"""

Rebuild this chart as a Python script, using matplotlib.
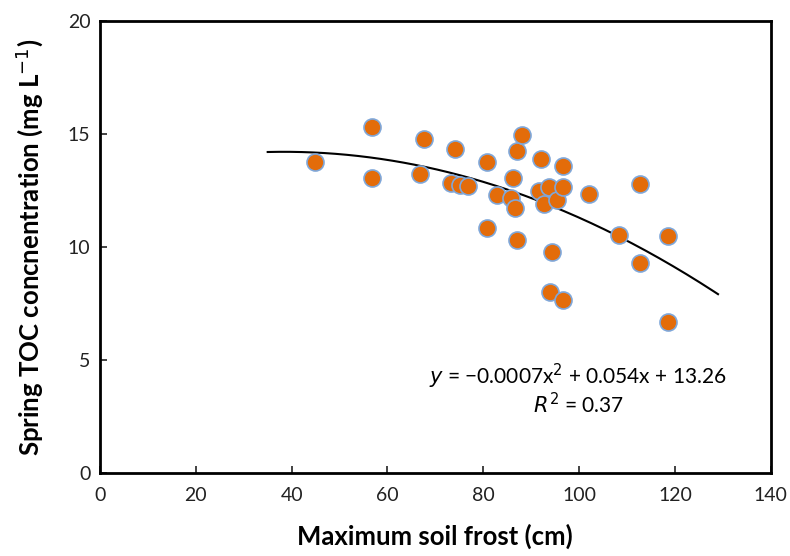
import numpy as np
import matplotlib.pyplot as plt

# dane
frost = [44.9, 56.8, 56.8, 67.7, 66.8, 74.0, 73.2, 75.2, 76.9, 80.7, 80.7, 82.8,
         85.8, 86.7, 86.3, 87.1, 88.1, 87.1, 92.0, 91.7, 92.7, 93.8, 95.3, 96.7,
         96.7, 94.4, 93.9, 96.7, 102.1, 108.4, 112.7, 112.7, 118.6, 118.6]
toc = [13.75, 15.32, 13.08, 14.78, 13.23, 14.34, 12.85, 12.74, 12.71, 13.76, 10.85, 12.30,
       12.18, 11.71, 13.05, 14.26, 14.97, 10.31, 13.92, 12.49, 11.93, 12.64, 12.08, 12.64,
       13.61, 9.79, 8.02, 7.65, 12.33, 10.55, 12.79, 9.29, 10.49, 6.68]
fit_range = [35, 129]

plt.rcParams['font.family'] = ['Lato', 'DejaVu Sans']

fig = plt.figure(figsize=(7.9, 5.56), dpi=100)
ax = fig.add_axes([0.1266, 0.149, 0.849, 0.813])

ax.scatter(frost, toc, s=150, c='#E36C0A', edgecolors='#7FA7D9', linewidths=1.2, zorder=3)

# trend kwadratowy
coef = np.polyfit(frost, toc, 2)
xx = np.linspace(fit_range[0], fit_range[1], 200)
ax.plot(xx, np.polyval(coef, xx), color='black', lw=1.5, zorder=2)

ax.text(99.8, 4.29, r'$y$ = −0.0007x$^2$ + 0.054x + 13.26', ha='center', va='center', fontsize=15)
ax.text(99.8, 3.05, r'$R^2$ = 0.37', ha='center', va='center', fontsize=15)

ax.set_xlim(0, 140)
ax.set_ylim(0, 20)
ax.set_xticks(range(0, 141, 20))
ax.set_yticks(range(0, 21, 5))
ax.tick_params(direction='in', length=5, width=1.2, labelsize=14, colors='#222222', pad=7)
ax.tick_params(axis='x', pad=10)
for s in ax.spines.values():
    s.set_linewidth(2)

ax.set_xlabel('Maximum soil frost (cm)', fontsize=18.5, fontweight='bold', labelpad=14)
ax.set_ylabel('Spring TOC concnentration (mg L$^{-1}$)', fontsize=18.5, fontweight='bold', labelpad=16)

fig.savefig('out.png', dpi=100)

"""

**YOUR TASK**.
Make an exact copy of the data above, pictures excluded.

**FINISHED EXERCISE**.
Rebuild this chart as a Python script, using matplotlib.
import numpy as np
import matplotlib.pyplot as plt

# dane
frost = [44.9, 56.8, 56.8, 67.7, 66.8, 74.0, 73.2, 75.2, 76.9, 80.7, 80.7, 82.8,
         85.8, 86.7, 86.3, 87.1, 88.1, 87.1, 92.0, 91.7, 92.7, 93.8, 95.3, 96.7,
         96.7, 94.4, 93.9, 96.7, 102.1, 108.4, 112.7, 112.7, 118.6, 118.6]
toc = [13.75, 15.32, 13.08, 14.78, 13.23, 14.34, 12.85, 12.74, 12.71, 13.76, 10.85, 12.30,
       12.18, 11.71, 13.05, 14.26, 14.97, 10.31, 13.92, 12.49, 11.93, 12.64, 12.08, 12.64,
       13.61, 9.79, 8.02, 7.65, 12.33, 10.55, 12.79, 9.29, 10.49, 6.68]
fit_range = [35, 129]

plt.rcParams['font.family'] = ['Lato', 'DejaVu Sans']

fig = plt.figure(figsize=(7.9, 5.56), dpi=100)
ax = fig.add_axes([0.1266, 0.149, 0.849, 0.813])

ax.scatter(frost, toc, s=150, c='#E36C0A', edgecolors='#7FA7D9', linewidths=1.2, zorder=3)

# trend kwadratowy
coef = np.polyfit(frost, toc, 2)
xx = np.linspace(fit_range[0], fit_range[1], 200)
ax.plot(xx, np.polyval(coef, xx), color='black', lw=1.5, zorder=2)

ax.text(99.8, 4.29, r'$y$ = −0.0007x$^2$ + 0.054x + 13.26', ha='center', va='center', fontsize=15)
ax.text(99.8, 3.05, r'$R^2$ = 0.37', ha='center', va='center', fontsize=15)

ax.set_xlim(0, 140)
ax.set_ylim(0, 20)
ax.set_xticks(range(0, 141, 20))
ax.set_yticks(range(0, 21, 5))
ax.tick_params(direction='in', length=5, width=1.2, labelsize=14, colors='#222222', pad=7)
ax.tick_params(axis='x', pad=10)
for s in ax.spines.values():
    s.set_linewidth(2)

ax.set_xlabel('Maximum soil frost (cm)', fontsize=18.5, fontweight='bold', labelpad=14)
ax.set_ylabel('Spring TOC concnentration (mg L$^{-1}$)', fontsize=18.5, fontweight='bold', labelpad=16)

fig.savefig('out.png', dpi=100)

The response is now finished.